Yes. There are two questions on the webcast. The 1st one is on the margin expansion in the entertainment segment. Does live have a different margin profile from production and distribution?
No. Well, the margin profile is quite similar in this business. For this first quarter, what drove this margin expansion is a larger contribution of the distribution business, and because the margin in this part of the business is higher and, of course, again, always cost optimization and reorganization plan within this business.
The second question, can you go into more detail on the working cap outflows at Banijay Entertainment & Live?
Yes. What I said during this presentation is that on the Balich Wonder Studio, the shows for the opening ceremony, a part has been paid during Q1 and the second part is expected to be paid within Q2. We also had some payment delays agreed on the sale of some formats. That's why we have this negative working capital. We clearly expect this to be normalized during the year and to have a to be compliant with the guidance that we gave during our strategic update on the adjusted operating free cash flow.
One question on the independence. Is there an update on exercising, sorry, call options? If not, will we have to wait for All3Media deal to complete in order to get permission from RedBird IMI, or could this happen before?
Note that, today on this, we are still working on it, with our new partners of RedBird actively. It's not linked to the closing of All3Media. We can make a decision earlier than that. As soon as we have a decision, we will communicate it. For the moment, we are still working on it.
Last question on live experiences. In terms of the shape of the year, would you call out any phasing of revenues we should be mindful of?
You know, I think, of course, Q3 will be reflecting the World Cup ceremony. These ceremonies are a little bit lumpy, of course. Again, more and more, you know, you have a lot of also recurring business with Luminescence and with all the smaller events that we are organizing all year long. Yeah, it probably also hike in Q3.

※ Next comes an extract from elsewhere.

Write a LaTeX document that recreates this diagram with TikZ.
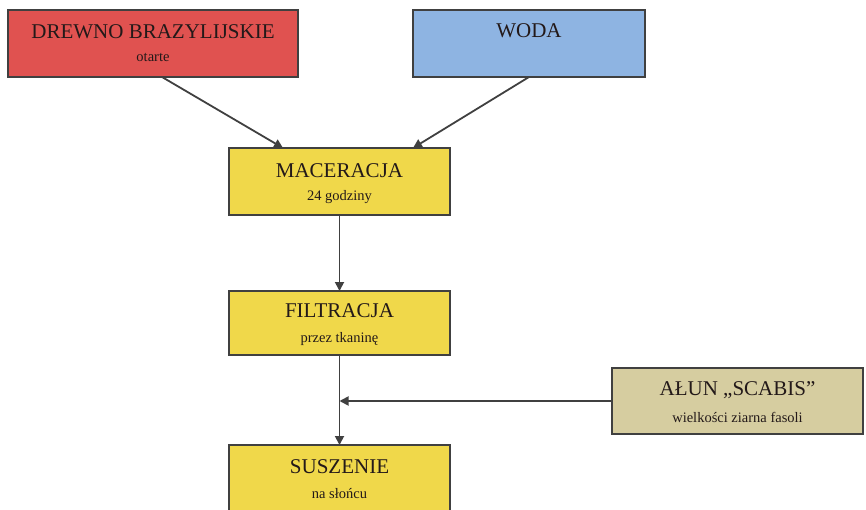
\documentclass[tikz,border=0pt]{standalone}
\usepackage{fontspec}
\setmainfont{Liberation Serif}
\usetikzlibrary{arrows.meta,calc}
\definecolor{redfill}{RGB}{224,82,80}
\definecolor{bluefill}{RGB}{142,180,226}
\definecolor{yelfill}{RGB}{240,216,74}
\definecolor{tanfill}{RGB}{214,205,160}
\definecolor{edge}{RGB}{64,64,64}
\definecolor{txt}{RGB}{35,25,25}
\begin{document}
\begin{tikzpicture}[x=1pt,y=-1pt,
  box/.style={draw=edge,line width=1.5pt,anchor=north west,inner sep=0pt,outer sep=0pt},
  ttl/.style={text=txt,font=\fontsize{21}{21}\selectfont,inner sep=0pt},
  sub/.style={text=txt,font=\fontsize{14.5}{15}\selectfont,inner sep=0pt},
  conn/.style={draw=edge,line width=1.8pt,-{Triangle[length=9pt,width=9pt]}}]
\useasboundingbox (0,0) rectangle (866,510);
\node[box,fill=redfill,minimum width=290pt,minimum height=67pt] (red) at (8,10) {};
\node[box,fill=bluefill,minimum width=232pt,minimum height=67pt] (blue) at (413,10) {};
\node[box,fill=yelfill,minimum width=221pt,minimum height=67pt] (mac) at (229,148) {};
\node[box,fill=yelfill,minimum width=221pt,minimum height=64pt] (fil) at (229,291) {};
\node[box,fill=tanfill,minimum width=251pt,minimum height=66pt] (alun) at (612,368) {};
\node[box,fill=yelfill,minimum width=221pt,minimum height=75pt] (sus) at (229,445) {};
% texts
\node[ttl] (redt) at ($(red.north)+(0,22)$) {DREWNO BRAZYLIJSKIE};
\node[sub] (reds) at ($(red.north)+(0,47)$) {otarte};
\node[ttl] (bluet) at ($(blue.north)+(0,21)$) {WODA};
\node[ttl] (mact) at ($(mac.north)+(0,23)$) {MACERACJA};
\node[sub] (macs) at ($(mac.north)+(0,49)$) {24 godziny};
\node[ttl] (filt) at ($(fil.north)+(0,20)$) {FILTRACJA};
\node[sub] (fils) at ($(fil.north)+(0,48)$) {przez tkaninę};
\node[ttl] (alunt) at ($(alun.north)+(0,22)$) {AŁUN „SCABIS”};
\node[sub] (aluns) at ($(alun.north)+(0,49)$) {wielkości ziarna fasoli};
\node[ttl] (sust) at ($(sus.north)+(0,22)$) {SUSZENIE};
\node[sub] (suss) at ($(sus.north)+(0,49)$) {na słońcu};
% connectors
\draw[conn] ($(red.south)+(9,0)$) -- ($(mac.north west)+(54,0)$);
\draw[conn] (blue.south) -- ($(mac.north west)+(184,0)$);
\draw[conn] (mac.south) -- (fil.north);
\draw[conn] (fil.south) -- (sus.north);
\coordinate (join) at (fil.south |- alun.west);
\draw[conn] (alun.west) -- (join);
\end{tikzpicture}
\end{document}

There is no further question.
There are also no further questions from the phone lines. I would like to hand back for closing remarks.
No real closing remarks. It's a good Q1. It's just a Q1, but it confirms us on how the year is going to look like. Very excited again about all the developments that we have this year. A lot is happening, and we are very confident in our capability to deliver on our guidance. Thank you very much.
Thank you.
This concludes today's conference call. Thank you for participating. You may now disconnect.